Interest rates are currently at 40-year lows. They were lowered 11 times in 2002 in an effort to stimulate economic growth. Growth is good, too much growth can cause runaway inflation.
Can I use V.A.?
The first thing to do is find out if you are eligible to buy a home using VA insured financing. Basically if you served in any branch of the military for 24 months and were not dishonorably discharged, you should be eligible. The length of active duty requirement is less for War Time veterans and veterans that served prior to 1980. Active duty personnel are also eligible. Go to http://www.homeloans.va.gov/eligibility.htm for full details.
VA financing allows for financing 100% of the Purchase Price for your Primary Residence. Your eligibility is only available for one home at a time. You may own other properties, but VA will only allow financing on Primary Residences.
Even though you have V.A eligibility and your loan is zero out of pocket for you, there is still the closing costs to facilitate the transaction on your behalf. Typically, closing cost are from 2.5% – 3% of the sales price for both buyer and seller.
If you think you have eligibility, fill out form VA 26-1880 and include a copy of your DD 214. The process can be handled by your Mortgage Lender and can take 2-3 weeks to complete.

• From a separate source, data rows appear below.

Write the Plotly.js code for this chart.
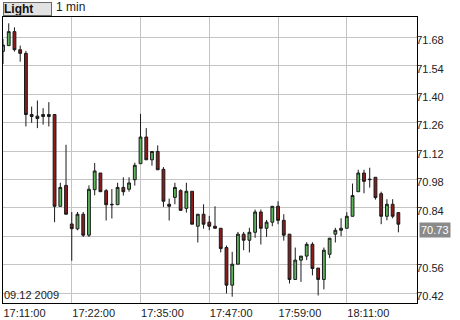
<!DOCTYPE html>
<html>
<head>
<meta charset="utf-8">
<script src="https://cdn.plot.ly/plotly-3.0.1.min.js"></script>
<style>html,body{margin:0;padding:0;background:#fff;}#chart{width:460px;height:320px;}</style>
</head>
<body>
<div id="chart"></div>
<script>
var openVals  = [71.611,71.639,71.708,71.619,71.601,71.300,71.292,71.290,71.290,71.300,
                 70.848,70.951,70.761,70.737,70.809,70.706,70.930,71.012,70.925,70.858,
                 70.856,70.941,70.932,70.979,71.058,71.189,71.077,71.118,71.030,70.858,
                 70.892,70.925,70.838,70.922,70.750,70.809,70.770,70.750,70.740,70.645,
                 70.460,70.563,70.711,70.681,70.720,70.820,70.740,70.770,70.848,70.779,
                 70.711,70.488,70.583,70.603,70.661,70.544,70.488,70.612,70.711,70.730,
                 70.740,70.799,70.920,71.012,70.979,70.991,70.910,70.799,70.858,70.817];
var highVals  = [71.672,71.749,71.729,71.639,71.613,71.339,71.369,71.331,71.361,71.300,
                 70.964,71.151,70.820,70.820,70.820,70.951,71.061,71.012,70.933,70.933,
                 70.964,70.991,70.991,71.063,71.303,71.233,71.118,71.148,71.041,70.886,
                 70.964,70.932,70.964,70.922,70.809,70.858,70.801,70.848,70.740,70.655,
                 70.624,70.722,70.722,70.742,70.832,70.832,70.781,70.848,70.873,70.809,
                 70.711,70.645,70.603,70.671,70.671,70.544,70.645,70.691,70.742,70.789,
                 70.819,70.960,71.028,71.028,71.038,70.991,70.920,70.883,70.883,70.817];
var lowVals   = [71.549,71.639,71.610,71.560,71.241,71.259,71.233,71.250,71.241,70.770,
                 70.848,70.809,70.580,70.730,70.697,70.697,70.902,70.920,70.778,70.788,
                 70.856,70.901,70.920,70.950,71.058,71.077,71.048,71.028,70.845,70.778,
                 70.858,70.828,70.817,70.760,70.670,70.738,70.730,70.740,70.621,70.419,
                 70.403,70.563,70.632,70.621,70.693,70.660,70.697,70.750,70.760,70.679,
                 70.468,70.488,70.476,70.583,70.508,70.409,70.439,70.593,70.670,70.701,
                 70.740,70.799,70.920,70.912,70.940,70.881,70.760,70.779,70.789,70.720];
var closeVals = [71.642,71.708,71.619,71.601,71.300,71.290,71.280,71.300,71.300,70.848,
                 70.941,70.809,70.738,70.809,70.706,70.932,71.022,70.920,70.856,70.856,
                 70.941,70.920,70.963,71.050,71.189,71.077,71.118,71.028,70.873,70.848,
                 70.941,70.828,70.922,70.760,70.809,70.760,70.750,70.740,70.640,70.460,
                 70.563,70.711,70.681,70.720,70.820,70.740,70.770,70.848,70.779,70.706,
                 70.488,70.583,70.603,70.661,70.542,70.488,70.632,70.691,70.730,70.740,
                 70.799,70.901,71.012,70.971,70.981,70.891,70.799,70.858,70.799,70.760];
var timeTickIdx = [0, 12, 24, 36, 48, 60];
var timeTickLabels = ["17:11:00","17:22:00","17:35:00","17:47:00","17:59:00","18:11:00"];
var priceTicks = [70.42,70.56,70.70,70.84,70.98,71.12,71.26,71.40,71.54,71.68];
var priceTickLabels = ["70.42","70.56","","70.84","70.98","71.12","71.26","71.40","71.54","71.68"];
var lastPrice = 70.73;
var dateLabel = "09.12 2009";
var styleLabel = "Light";
var intervalLabel = "1 min";

var xIdx = closeVals.map(function(_, i){ return i; });

var trace = {
  type: 'candlestick',
  x: xIdx, open: openVals, high: highVals, low: lowVals, close: closeVals,
  increasing: {line: {color: '#1a1a1a', width: 1}, fillcolor: '#5fb35f'},
  decreasing: {line: {color: '#1a1a1a', width: 1}, fillcolor: '#8e1b1b'},
  whiskerwidth: 0,
  hoverinfo: 'skip'
};

var layout = {
  width: 460, height: 320,
  margin: {l: 3, r: 43, t: 17, b: 17, pad: 0},
  paper_bgcolor: '#ffffff', plot_bgcolor: '#ffffff',
  showlegend: false,
  boxgap: 0.3,
  font: {family: 'Liberation Sans, Arial, sans-serif', size: 11, color: '#222'},
  xaxis: {
    range: [0, 72.25], rangeslider: {visible: false},
    tickmode: 'array', tickvals: timeTickIdx, ticktext: timeTickLabels,
    ticklabelposition: 'outside right',
    showgrid: true, gridcolor: '#c4c4c4', gridwidth: 1,
    showline: true, linecolor: '#000', linewidth: 1, mirror: true,
    ticks: '', zeroline: false, fixedrange: true,
    tickfont: {size: 11, color: '#222'}
  },
  yaxis: {
    range: [70.372, 71.78], side: 'right',
    tickmode: 'array', tickvals: priceTicks, ticktext: priceTickLabels,
    showgrid: true, gridcolor: '#c4c4c4', gridwidth: 1,
    showline: true, linecolor: '#000', linewidth: 1, mirror: true,
    ticks: '', zeroline: false, fixedrange: true,
    ticklabelstandoff: -4, ticklabelshift: 3,
    tickfont: {size: 11, color: '#222'}
  },
  annotations: [
    {text: '<b>' + styleLabel + '</b>', xref: 'paper', yref: 'paper',
     x: 0, y: 1, xanchor: 'left', yanchor: 'bottom', xshift: 0, yshift: 1,
     showarrow: false, align: 'left', width: 47, height: 12,
     bgcolor: '#e2e2e2', bordercolor: '#6a6a6a', borderwidth: 1, borderpad: 0,
     font: {size: 12, color: '#111'}},
    {text: intervalLabel, xref: 'paper', yref: 'paper',
     x: 0, y: 1, xanchor: 'left', yanchor: 'bottom', xshift: 51, yshift: 1,
     showarrow: false, font: {size: 12, color: '#222'}},
    {text: dateLabel, xref: 'paper', yref: 'paper',
     x: 0, y: 0, xanchor: 'left', yanchor: 'bottom', xshift: -1, yshift: 0,
     showarrow: false, font: {size: 11, color: '#222'}},
    {text: lastPrice.toFixed(2), xref: 'paper', yref: 'y',
     x: 1, y: lastPrice, xanchor: 'left', yanchor: 'middle', xshift: 2,
     showarrow: false, bgcolor: '#8a8a8a', borderpad: 1,
     font: {size: 11, color: '#ffffff'}}
  ]
};

Plotly.newPlot('chart', [trace], layout, {displayModeBar: false, staticPlot: true});
</script>
</body>
</html>
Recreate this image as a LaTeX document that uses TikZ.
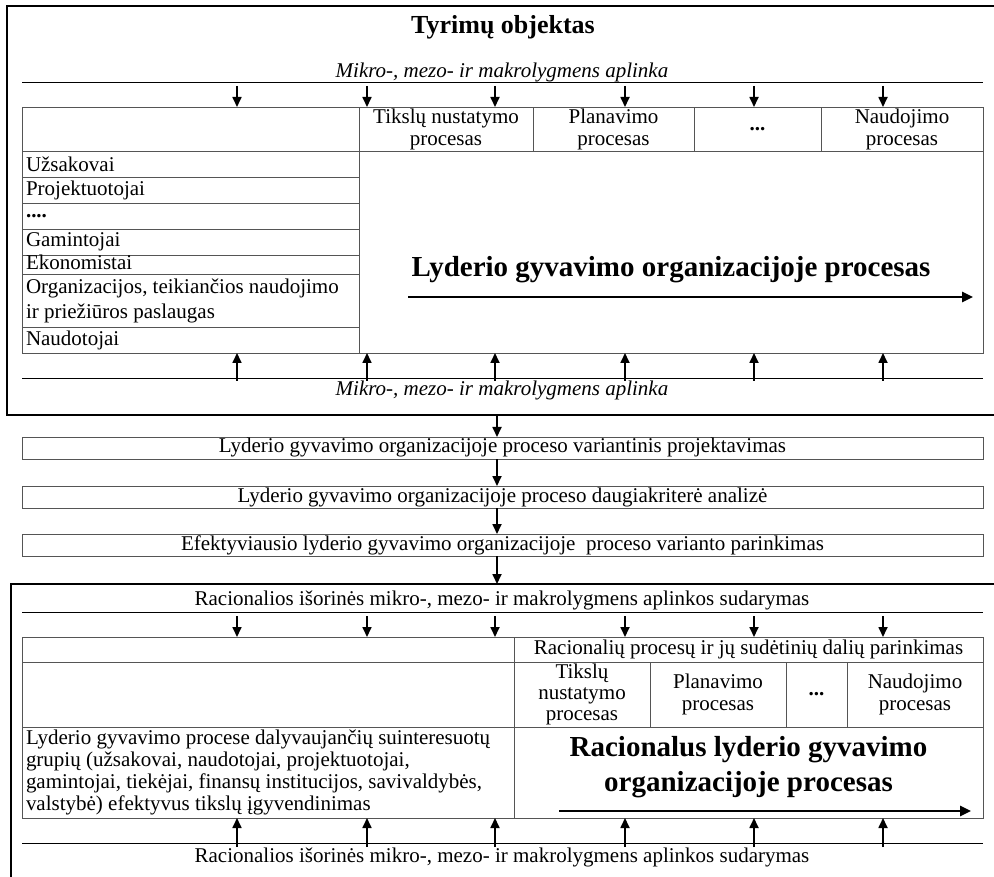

Qualifying for VA financing is similar to other mortgage loan programs; Employment and Income are verified, Credit is checked and the application is sent to the loan underwriter. VA, like most mortgage financing programs, requires a solid credit history for the previous 24 months, it differs however, in that VA does have minimum credit scores. Whether your credit is satisfactory for VA can often be determined only through a complete underwriting of the loan application.
VA is a fair, easy way to finance the purchase of a home.